Certain politicians can say whatever they want, but Joe Biden is going to be the next president of the United States because millions of voters came together to insist their government care for all its citizens, regardless of what they look like, where they live or how they pray.
I’m proud to say the work of thousands of Minnesota educators helped deliver our state’s 10 electoral votes for Biden and Vice President-elect Kamala Harris. That win wasn’t easy, and it didn’t happen by accident.
Only nine months ago, the pundits called Minnesota a battleground state. Too close to call, they said.
Of course, “they” didn’t know about the thousands of phone calls and texts educators would make. They didn’t predict the more than 110 GOTV events our educators would sponsor. You can bet no one expected the trifecta of farm animals at the “Get out the Goat” event in Dakota County right before Election Day.
Because he didn’t understand Minnesotans, the outgoing president believed he could turn our state red. He made four trips here and sent his family members and vice president for others. His campaign spent more than $6.5 million on advertising alone, according to published estimates. Most of it was intended to fuel divisions, based race and ZIP code.
But it didn’t work. More than 1.7 million Minnesotans across race and place turned out and elected Biden and Harris by 7 percentage points. As I write this in mid-November, the outgoing president continues to make claims without evidence and threatens the transition process. It’s a desperate and doomed attempt to hold onto power. Minnesota’s educators and our neighbors are ready to move forward to deliver a better future for our families and our students.

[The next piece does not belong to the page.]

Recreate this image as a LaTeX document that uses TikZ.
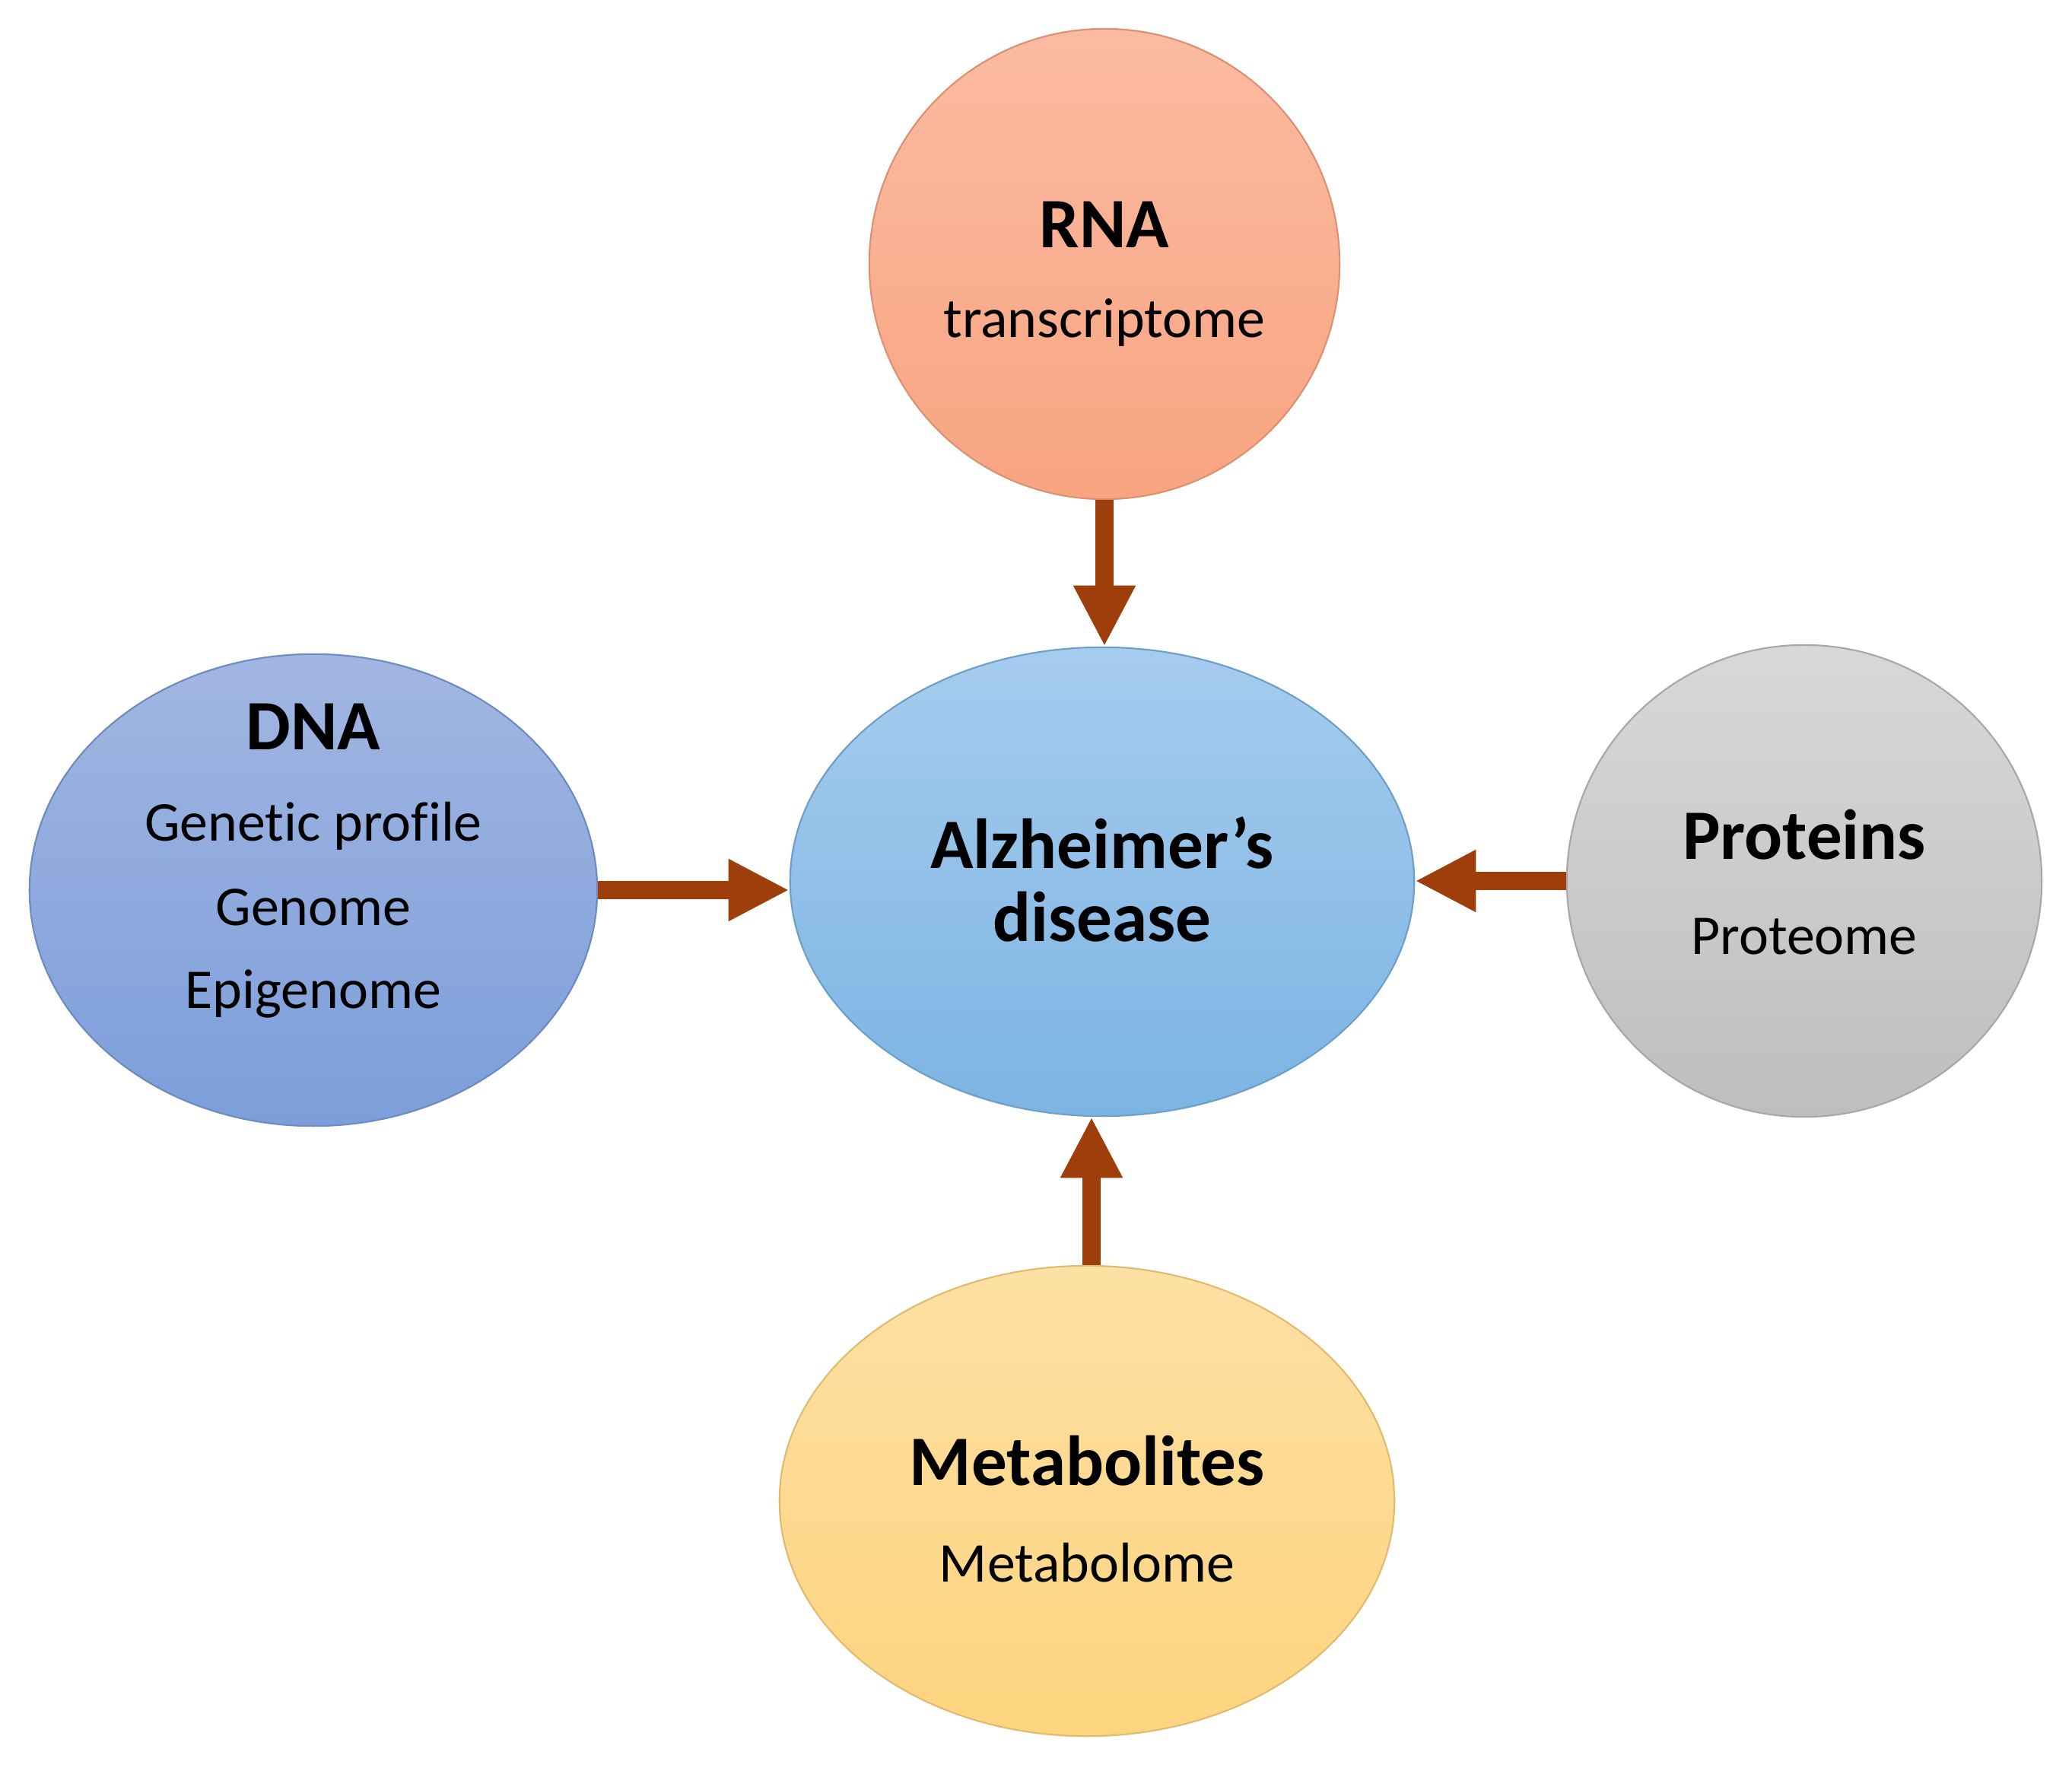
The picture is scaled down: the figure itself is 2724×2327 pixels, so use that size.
\documentclass[tikz,border=0pt]{standalone}
\usepackage{fontspec}
\setmainfont{Carlito}[Ligatures=NoCommon]
\usetikzlibrary{shapes.geometric,arrows.meta}
\definecolor{arrowbrown}{RGB}{158,62,10}
\definecolor{rnatop}{RGB}{251,187,162}
\definecolor{rnabot}{RGB}{248,164,128}
\definecolor{dnatop}{RGB}{162,182,226}
\definecolor{dnabot}{RGB}{124,158,218}
\definecolor{alztop}{RGB}{166,204,238}
\definecolor{alzbot}{RGB}{124,180,227}
\definecolor{prottop}{RGB}{216,216,216}
\definecolor{protbot}{RGB}{190,190,190}
\definecolor{mettop}{RGB}{253,224,164}
\definecolor{metbot}{RGB}{253,212,126}
\tikzset{
  blob/.style={ellipse, inner sep=0pt, line width=0.6pt},
  title/.style={anchor=base, font=\fontsize{26.5pt}{28pt}\selectfont\bfseries},
  sub/.style={anchor=base, font=\fontsize{21pt}{24pt}\selectfont},
  flow/.style={draw=arrowbrown, line width=0.24cm,
    -{Triangle[width=0.76cm,length=0.8cm,fill=arrowbrown]}}
}
\begin{document}
\begin{tikzpicture}[x=0.01cm,y=-0.01cm]
\useasboundingbox (0,0) rectangle (2724,2327);
% ellipses
\node[blob, minimum width=6.18cm, minimum height=6.18cm,
  top color=rnatop, bottom color=rnabot, draw=rnabot!88!black] (rna) at (1452,347) {};
\node[blob, minimum width=7.46cm, minimum height=6.2cm,
  top color=dnatop, bottom color=dnabot, draw=dnabot!88!black] (dna) at (412,1170) {};
\node[blob, minimum width=8.2cm, minimum height=6.16cm,
  top color=alztop, bottom color=alzbot, draw=alzbot!88!black] (alz) at (1449,1159) {};
\node[blob, minimum width=6.24cm, minimum height=6.2cm,
  top color=prottop, bottom color=protbot, draw=protbot!88!black] (prot) at (2372,1158) {};
\node[blob, minimum width=8.08cm, minimum height=6.18cm,
  top color=mettop, bottom color=metbot, draw=metbot!88!black] (met) at (1429,1973) {};
% texts
\node[title] (rnat) at (1452,325) {RNA};
\node[sub] (rnas) at (1452,443) {transcriptome};
\node[title] (dnat) at (412,985) {DNA};
\node[sub] (dnas1) at (412,1105) {Genetic profile};
\node[sub] (dnas2) at (412,1216) {Genome};
\node[sub] (dnas3) at (412,1325) {Epigenome};
\node[title] (alzt1) at (1449,1141) {Alzheimer’s};
\node[title] (alzt2) at (1449,1237) {disease};
\node[title] (prott) at (2372,1129) {Proteins};
\node[sub] (prots) at (2372,1254) {Proteome};
\node[title] (mett) at (1429,1952) {Metabolites};
\node[sub] (mets) at (1429,2079) {Metabolome};
% arrows
\draw[flow] (rna.south) -- (rna.south |- alz.north);
\draw[flow] (dna.east) -- (dna.east -| alz.west);
\draw[flow] (prot.west) -- (prot.west -| alz.east);
\draw[flow] ([xshift=0.06cm]met.north) -- ([xshift=0.06cm]met.north |- alz.south);
\end{tikzpicture}
\end{document}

We’re ready for a new president committed to fighting the pandemic with all the resources of the federal government. We’re ready for Education Secretary Betsy DeVos to go home and for Biden to honor his promise to replace her with an educator with classroom experience. And we’re hoping the experts are right and a vaccine for the virus that causes COVID-19 will be widely available in the spring or summer.
We’re ready for the light at end of the long dark tunnel we’re in right now.
A wave of school districts are moving to distance learning during this fall surge of COVID-19. In many places, there are too many educators out sick or in quarantine to open the buildings safely.
Surveys tell us educators are exhausted by learning models that demand they do two jobs at once and demoralized by administrators who don’t support them.
The Legislature comes back in January to face a raging pandemic, a giant budget deficit and a long-overdue reckoning on race—but it’s a divided Legislature in which the party that received fewer votes still controls the Senate because of how the electoral maps were drawn.
These are difficult times, there’s no denying it, but there’s reason to hope. Our union and our allies beat the odds in the race for president because we believe in something better for our communities and we’re willing to make it happen.
That same spirit—and a lot of collaboration, deliberation and caution—will bring our schools through this fall surge stronger than they started. We can still insist the wealthiest 1 percent and the largest corporations finally pay their fair share for the things that benefit us all, including public education.
Impossible? No. We’re educators and Minnesotans and we can do hard things. Besides, as Nelson Mandela once said, “It always seems impossible until it’s done.”